'''

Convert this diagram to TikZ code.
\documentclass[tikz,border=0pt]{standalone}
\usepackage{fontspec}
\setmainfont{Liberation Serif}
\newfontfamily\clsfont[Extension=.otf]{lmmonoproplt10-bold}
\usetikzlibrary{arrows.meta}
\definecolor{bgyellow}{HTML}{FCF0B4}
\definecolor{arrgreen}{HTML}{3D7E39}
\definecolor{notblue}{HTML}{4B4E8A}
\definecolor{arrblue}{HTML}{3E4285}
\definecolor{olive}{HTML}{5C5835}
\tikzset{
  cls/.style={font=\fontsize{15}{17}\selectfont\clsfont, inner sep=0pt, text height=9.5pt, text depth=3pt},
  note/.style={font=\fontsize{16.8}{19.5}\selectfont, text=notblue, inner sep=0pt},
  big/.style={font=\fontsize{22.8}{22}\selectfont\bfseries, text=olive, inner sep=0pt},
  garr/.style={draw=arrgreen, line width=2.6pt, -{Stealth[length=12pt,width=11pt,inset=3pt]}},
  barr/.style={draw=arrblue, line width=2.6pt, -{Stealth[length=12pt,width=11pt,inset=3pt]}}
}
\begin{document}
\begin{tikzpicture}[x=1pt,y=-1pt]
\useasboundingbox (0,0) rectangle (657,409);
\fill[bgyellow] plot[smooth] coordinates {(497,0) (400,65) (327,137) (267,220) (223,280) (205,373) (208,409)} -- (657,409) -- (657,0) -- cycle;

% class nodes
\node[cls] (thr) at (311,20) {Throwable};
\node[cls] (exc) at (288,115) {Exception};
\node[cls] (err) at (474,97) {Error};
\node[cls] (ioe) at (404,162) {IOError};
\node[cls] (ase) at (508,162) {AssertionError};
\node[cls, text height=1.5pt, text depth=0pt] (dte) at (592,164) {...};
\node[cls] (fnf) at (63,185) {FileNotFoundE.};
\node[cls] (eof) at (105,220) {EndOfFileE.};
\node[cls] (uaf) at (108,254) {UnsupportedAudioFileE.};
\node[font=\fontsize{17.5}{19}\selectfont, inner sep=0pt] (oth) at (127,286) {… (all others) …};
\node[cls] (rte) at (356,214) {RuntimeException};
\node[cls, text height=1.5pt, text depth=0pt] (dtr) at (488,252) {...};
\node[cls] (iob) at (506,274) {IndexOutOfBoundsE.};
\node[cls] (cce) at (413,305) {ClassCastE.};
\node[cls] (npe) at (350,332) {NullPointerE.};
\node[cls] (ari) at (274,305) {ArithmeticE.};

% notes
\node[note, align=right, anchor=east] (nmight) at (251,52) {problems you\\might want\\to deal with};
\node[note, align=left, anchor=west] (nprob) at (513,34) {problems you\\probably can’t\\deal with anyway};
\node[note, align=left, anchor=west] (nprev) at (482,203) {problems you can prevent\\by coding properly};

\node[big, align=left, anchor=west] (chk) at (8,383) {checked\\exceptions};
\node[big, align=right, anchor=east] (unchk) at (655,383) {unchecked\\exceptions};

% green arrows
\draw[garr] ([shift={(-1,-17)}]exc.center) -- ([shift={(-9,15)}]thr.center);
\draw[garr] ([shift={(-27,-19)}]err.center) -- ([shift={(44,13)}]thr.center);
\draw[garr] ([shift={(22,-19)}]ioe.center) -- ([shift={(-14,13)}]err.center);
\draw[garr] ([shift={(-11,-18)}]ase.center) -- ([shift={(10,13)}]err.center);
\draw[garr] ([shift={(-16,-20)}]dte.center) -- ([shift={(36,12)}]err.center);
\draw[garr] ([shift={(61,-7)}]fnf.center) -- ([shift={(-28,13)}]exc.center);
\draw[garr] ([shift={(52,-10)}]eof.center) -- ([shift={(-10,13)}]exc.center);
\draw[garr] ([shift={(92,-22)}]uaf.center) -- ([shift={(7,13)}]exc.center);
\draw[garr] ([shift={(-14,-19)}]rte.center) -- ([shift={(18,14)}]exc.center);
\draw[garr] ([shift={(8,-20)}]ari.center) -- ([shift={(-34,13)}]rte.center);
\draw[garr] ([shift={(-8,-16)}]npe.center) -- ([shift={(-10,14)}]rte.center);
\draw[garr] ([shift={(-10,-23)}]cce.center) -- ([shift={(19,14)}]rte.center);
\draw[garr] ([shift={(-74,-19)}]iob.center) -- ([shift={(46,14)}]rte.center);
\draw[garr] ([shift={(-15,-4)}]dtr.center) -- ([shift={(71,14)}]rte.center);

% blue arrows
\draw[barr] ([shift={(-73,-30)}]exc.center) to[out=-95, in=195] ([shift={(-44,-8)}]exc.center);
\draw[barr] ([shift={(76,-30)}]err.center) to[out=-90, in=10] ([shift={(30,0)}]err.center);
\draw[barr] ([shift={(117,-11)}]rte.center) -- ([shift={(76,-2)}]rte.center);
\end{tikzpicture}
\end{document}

'''
'''

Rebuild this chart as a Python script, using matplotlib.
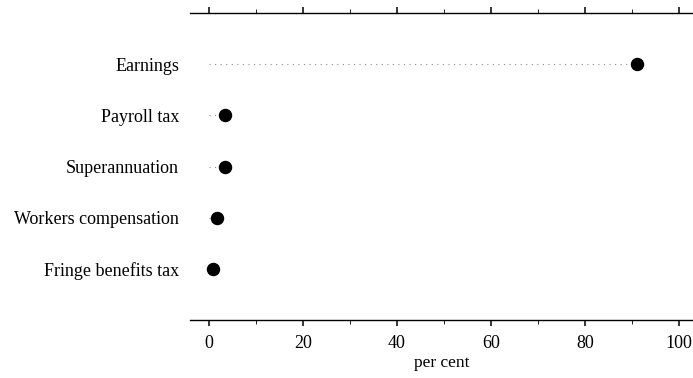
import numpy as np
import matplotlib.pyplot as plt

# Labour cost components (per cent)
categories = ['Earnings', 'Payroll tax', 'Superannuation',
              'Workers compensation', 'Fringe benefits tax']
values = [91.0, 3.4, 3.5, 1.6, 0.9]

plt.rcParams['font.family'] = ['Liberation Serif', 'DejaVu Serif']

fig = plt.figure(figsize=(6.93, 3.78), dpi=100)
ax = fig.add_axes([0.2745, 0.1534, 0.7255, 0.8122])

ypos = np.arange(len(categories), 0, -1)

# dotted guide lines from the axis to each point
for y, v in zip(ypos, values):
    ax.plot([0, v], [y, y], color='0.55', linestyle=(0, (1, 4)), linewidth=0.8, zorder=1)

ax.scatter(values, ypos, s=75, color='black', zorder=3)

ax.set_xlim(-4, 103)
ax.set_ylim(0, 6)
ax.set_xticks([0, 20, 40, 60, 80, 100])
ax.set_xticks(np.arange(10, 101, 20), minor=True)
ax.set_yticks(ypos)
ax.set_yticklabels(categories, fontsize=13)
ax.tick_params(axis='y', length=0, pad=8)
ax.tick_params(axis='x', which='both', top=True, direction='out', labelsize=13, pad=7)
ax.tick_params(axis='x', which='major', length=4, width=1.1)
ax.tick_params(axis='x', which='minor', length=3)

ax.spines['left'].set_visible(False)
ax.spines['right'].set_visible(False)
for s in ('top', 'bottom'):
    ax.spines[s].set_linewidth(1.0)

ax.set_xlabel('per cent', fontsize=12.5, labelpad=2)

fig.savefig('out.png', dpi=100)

'''
'''

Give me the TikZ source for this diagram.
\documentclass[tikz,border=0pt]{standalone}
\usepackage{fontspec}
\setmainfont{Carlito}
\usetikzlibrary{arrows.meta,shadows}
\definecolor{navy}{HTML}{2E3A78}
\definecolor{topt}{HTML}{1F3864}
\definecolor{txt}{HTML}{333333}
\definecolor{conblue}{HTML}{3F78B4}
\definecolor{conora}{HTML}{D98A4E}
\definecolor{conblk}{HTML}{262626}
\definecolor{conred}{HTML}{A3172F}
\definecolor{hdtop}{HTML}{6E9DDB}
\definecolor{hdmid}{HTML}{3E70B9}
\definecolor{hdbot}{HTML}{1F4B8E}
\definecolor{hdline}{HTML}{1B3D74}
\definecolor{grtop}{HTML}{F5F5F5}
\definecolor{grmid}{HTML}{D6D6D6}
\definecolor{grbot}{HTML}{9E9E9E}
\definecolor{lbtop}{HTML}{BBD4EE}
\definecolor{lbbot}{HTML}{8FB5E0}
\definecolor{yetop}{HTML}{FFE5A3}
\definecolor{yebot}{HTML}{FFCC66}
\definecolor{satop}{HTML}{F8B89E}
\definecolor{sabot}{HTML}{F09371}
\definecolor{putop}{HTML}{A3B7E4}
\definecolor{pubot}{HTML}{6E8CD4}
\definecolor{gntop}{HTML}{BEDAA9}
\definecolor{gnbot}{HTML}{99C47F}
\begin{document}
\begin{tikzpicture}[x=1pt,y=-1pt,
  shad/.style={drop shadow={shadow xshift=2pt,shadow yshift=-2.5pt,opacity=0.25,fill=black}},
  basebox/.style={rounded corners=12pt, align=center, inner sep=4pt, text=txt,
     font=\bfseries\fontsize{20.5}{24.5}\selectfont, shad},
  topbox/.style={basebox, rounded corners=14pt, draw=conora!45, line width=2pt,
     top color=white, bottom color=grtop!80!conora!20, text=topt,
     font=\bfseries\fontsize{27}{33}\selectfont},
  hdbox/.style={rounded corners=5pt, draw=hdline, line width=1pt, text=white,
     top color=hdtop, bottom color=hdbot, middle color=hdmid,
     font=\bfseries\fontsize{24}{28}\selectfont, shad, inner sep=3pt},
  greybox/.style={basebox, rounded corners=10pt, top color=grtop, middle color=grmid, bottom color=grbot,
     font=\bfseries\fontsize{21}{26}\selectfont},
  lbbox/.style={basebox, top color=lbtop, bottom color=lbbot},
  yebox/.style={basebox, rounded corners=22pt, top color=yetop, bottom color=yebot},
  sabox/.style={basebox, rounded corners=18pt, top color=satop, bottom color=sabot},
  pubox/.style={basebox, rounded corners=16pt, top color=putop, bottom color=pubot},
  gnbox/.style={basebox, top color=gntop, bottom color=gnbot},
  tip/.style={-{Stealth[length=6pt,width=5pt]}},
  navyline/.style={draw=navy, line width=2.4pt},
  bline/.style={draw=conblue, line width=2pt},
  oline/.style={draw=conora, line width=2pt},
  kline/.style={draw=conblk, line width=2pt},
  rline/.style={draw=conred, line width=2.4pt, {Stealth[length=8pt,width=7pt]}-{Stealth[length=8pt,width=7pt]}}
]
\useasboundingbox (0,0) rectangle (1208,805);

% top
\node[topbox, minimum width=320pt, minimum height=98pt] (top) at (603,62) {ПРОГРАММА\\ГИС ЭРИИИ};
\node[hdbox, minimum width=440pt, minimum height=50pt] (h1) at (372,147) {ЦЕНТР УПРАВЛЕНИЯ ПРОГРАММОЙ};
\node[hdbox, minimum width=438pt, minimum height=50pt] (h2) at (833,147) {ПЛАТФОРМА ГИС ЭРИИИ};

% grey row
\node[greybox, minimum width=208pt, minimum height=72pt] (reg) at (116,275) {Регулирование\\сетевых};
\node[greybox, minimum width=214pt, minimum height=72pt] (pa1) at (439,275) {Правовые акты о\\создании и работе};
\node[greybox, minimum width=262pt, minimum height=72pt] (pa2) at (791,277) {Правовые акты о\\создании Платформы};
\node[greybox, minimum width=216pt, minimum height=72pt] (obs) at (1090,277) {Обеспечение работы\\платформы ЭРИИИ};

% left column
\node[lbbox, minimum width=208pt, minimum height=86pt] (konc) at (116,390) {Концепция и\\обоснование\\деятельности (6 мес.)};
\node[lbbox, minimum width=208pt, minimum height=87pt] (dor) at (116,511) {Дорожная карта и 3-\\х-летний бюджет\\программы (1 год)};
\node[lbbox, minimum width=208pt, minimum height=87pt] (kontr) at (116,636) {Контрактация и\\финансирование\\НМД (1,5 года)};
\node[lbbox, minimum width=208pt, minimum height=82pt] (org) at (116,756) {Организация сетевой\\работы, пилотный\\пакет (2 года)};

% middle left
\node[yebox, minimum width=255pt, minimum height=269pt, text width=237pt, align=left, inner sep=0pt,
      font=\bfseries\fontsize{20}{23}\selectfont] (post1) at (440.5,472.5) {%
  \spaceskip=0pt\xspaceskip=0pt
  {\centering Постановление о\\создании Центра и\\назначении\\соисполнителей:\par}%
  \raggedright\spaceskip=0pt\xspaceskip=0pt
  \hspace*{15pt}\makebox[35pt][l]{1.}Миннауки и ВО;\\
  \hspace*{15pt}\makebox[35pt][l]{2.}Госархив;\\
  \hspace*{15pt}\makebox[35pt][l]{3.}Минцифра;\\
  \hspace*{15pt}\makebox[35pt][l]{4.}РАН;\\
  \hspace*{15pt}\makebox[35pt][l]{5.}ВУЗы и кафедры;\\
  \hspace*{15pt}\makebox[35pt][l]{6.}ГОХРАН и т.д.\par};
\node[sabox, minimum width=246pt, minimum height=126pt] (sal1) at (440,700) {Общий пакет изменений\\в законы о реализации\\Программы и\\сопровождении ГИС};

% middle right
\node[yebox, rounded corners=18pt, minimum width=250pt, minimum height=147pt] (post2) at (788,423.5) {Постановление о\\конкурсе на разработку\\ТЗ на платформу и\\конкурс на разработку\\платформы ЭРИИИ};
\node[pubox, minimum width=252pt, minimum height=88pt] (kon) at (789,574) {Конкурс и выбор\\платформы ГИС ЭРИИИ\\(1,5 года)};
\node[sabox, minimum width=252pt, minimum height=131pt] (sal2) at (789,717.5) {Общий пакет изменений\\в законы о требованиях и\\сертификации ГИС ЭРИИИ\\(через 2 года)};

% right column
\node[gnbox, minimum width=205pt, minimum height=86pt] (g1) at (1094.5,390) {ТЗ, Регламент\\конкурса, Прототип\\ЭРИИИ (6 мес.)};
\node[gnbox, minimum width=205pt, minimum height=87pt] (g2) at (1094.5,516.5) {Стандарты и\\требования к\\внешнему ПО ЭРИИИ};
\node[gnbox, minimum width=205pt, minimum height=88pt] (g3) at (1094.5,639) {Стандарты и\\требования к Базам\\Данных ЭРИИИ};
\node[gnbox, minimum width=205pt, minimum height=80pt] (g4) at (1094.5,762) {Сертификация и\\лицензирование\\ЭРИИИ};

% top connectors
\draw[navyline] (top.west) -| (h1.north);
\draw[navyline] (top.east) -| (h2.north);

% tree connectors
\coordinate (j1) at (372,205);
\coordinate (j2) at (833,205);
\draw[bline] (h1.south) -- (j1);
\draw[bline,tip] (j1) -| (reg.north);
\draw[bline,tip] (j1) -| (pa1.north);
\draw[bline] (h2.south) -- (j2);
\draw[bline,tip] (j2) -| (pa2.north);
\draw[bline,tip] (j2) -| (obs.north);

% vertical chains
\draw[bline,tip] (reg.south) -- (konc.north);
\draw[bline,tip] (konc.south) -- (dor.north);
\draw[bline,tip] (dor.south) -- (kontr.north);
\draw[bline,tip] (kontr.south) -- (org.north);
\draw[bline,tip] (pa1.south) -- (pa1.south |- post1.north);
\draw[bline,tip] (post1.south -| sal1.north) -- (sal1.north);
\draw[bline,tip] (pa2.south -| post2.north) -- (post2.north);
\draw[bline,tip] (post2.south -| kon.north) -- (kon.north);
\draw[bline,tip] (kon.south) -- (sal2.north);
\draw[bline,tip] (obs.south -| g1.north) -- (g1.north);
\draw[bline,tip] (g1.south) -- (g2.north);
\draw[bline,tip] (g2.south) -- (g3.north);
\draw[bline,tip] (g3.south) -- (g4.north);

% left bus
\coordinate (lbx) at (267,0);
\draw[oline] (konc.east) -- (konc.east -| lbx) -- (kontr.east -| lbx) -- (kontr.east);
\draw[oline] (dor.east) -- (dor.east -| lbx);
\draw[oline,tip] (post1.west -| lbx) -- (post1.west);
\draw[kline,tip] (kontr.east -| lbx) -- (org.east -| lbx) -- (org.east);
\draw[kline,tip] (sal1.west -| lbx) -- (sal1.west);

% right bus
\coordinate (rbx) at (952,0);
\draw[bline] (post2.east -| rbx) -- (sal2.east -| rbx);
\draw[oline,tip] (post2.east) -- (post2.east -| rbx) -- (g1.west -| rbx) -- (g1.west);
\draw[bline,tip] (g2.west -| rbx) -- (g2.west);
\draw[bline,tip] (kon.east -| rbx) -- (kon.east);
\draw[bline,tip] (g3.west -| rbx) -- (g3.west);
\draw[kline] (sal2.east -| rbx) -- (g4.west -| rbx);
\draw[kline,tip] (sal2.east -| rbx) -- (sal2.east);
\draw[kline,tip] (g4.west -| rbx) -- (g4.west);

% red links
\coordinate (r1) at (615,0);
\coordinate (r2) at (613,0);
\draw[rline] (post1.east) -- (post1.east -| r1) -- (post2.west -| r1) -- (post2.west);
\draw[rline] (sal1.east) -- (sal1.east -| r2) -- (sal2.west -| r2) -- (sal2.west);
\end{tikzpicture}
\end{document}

'''

Task instructions. The lines to reproduce run from the one above containing "Rebuild this chart" through the one containing "plt.rcParams['font.family'] = ['Liberation". Copy them exactly and leave out all pictures.

Complete response.
Rebuild this chart as a Python script, using matplotlib.
import numpy as np
import matplotlib.pyplot as plt

# Labour cost components (per cent)
categories = ['Earnings', 'Payroll tax', 'Superannuation',
              'Workers compensation', 'Fringe benefits tax']
values = [91.0, 3.4, 3.5, 1.6, 0.9]

plt.rcParams['font.family'] = ['Liberation Serif', 'DejaVu Serif']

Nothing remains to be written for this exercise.